4.5 Notwithstanding the security interest in the goods created by the customer in favour of the company, the customer is authorised by the company, and undertakes that it will only sell the goods for full consideration in the ordinary course of it’s business.
4.6 Pursuant to s.109 of the PPSA, the compnay may take possession of and sell the goods are “at risk”. In accordance with the s.109 of the PPSA, goods “at risk” if the compnay has reasonable grounds to belive that the goods have been or will be destroyed, damaged, endangered, disassembled, removed concealed or otherwise disposed of in contrary to the provisions of these Terms and Conditions.
4.7 The company reserves the right to dispose of the goods in whatever manner it deems fit, failing payment in full for all the goods supplied to the customer being received in accordance with these terms. The company will not be liable for any damage, injury or loss sustained in respect of any recovery or resale of the goods including any sale at below market price.
4.8 (a) The customer acknowledges that the company will register (and as appropriate register a renewal of) the security interest
created by these Terms & Conditions in the Personal Property Securities Register established under the PPSA.
(b) To the fullest extent permitted by law the customer waives any rights it may have now or in the future to receive a copy of any verification statement or other confirmation related to these registration of the security interest as acknowledged in clause 4.8(a).
4.9 Upon the prospective insolvency or receivership of the customer, including but not exclusive to the customer ceasing or threatening to cease to carry on business or attempting to make any arrangement with creditors, or the issue of any section 289 Notice under the Company’s Act 1993, then the company shall immediately have all the rights and remedies referred to in these terms and in particular the terms referred to in clauses 4.3 and 4.7 herein.

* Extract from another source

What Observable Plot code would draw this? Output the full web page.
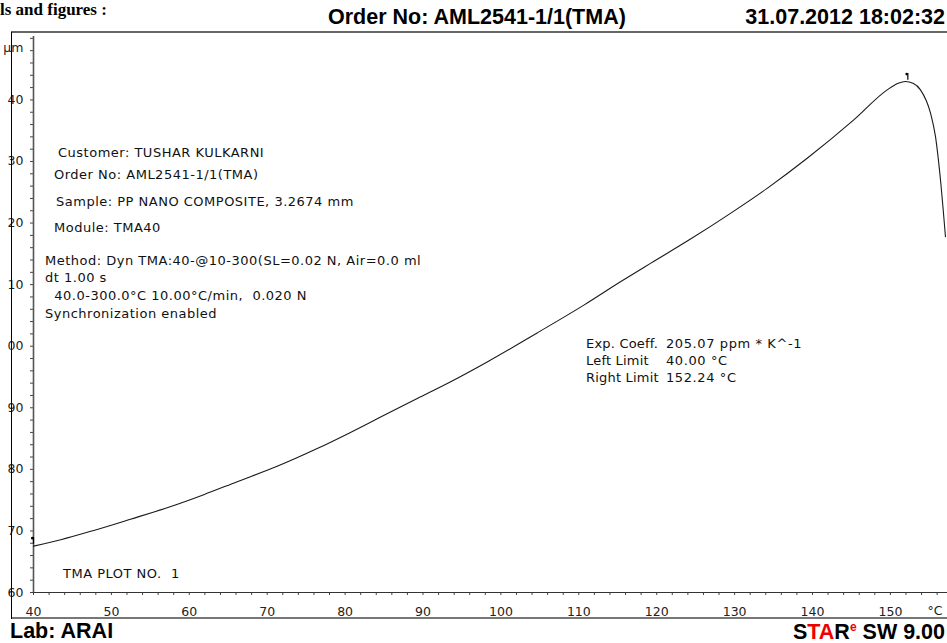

4.10 The customer will keep the goods insured against fire, accident, theft and other risk as the Company may require in the names of the Company and the customer for their respective rights and interests and providing for payment of policy proceeds to the Company as unpaid or partly paid until such time as payment in full is made for the goods and title has passed to the customer.
5.1 The “Company” includes Glengarry Hancocks Limited or any entity selling the goods with its authority.
6.1 The “Customer” includes the purchaser or any person to whom the goods are invoiced and may include the entity or party who is the recipient of the goods including the purchaser’s agent or any person receiving or acknowledging receipt of the goods on its behalf.
7.1 I/we authorise irrevocably any person or company to provide you with such information as you may require in response to your credit enquiries. I/we further authorise you to furnish to any third party details of this application and any subsequent dealings that I/we may have with you are a result of this application being actioned by you.
8.1 The “Terms of Trade” included herein are irrevocable and no variation shall be recognised by or binding on us unless such variation be in writing and signed by the Financial Controller.
9.1 The customer and guarantors (if any) each authorise the company to collect, store and use any personal information relating to the Customer or guarantors for any purpose reasonably related to the processing of this application or subsquent operation of this agreement. The Customer and the guarantors (if any) each have the right of access to, may request correction of, personal information held by the company under this agreement.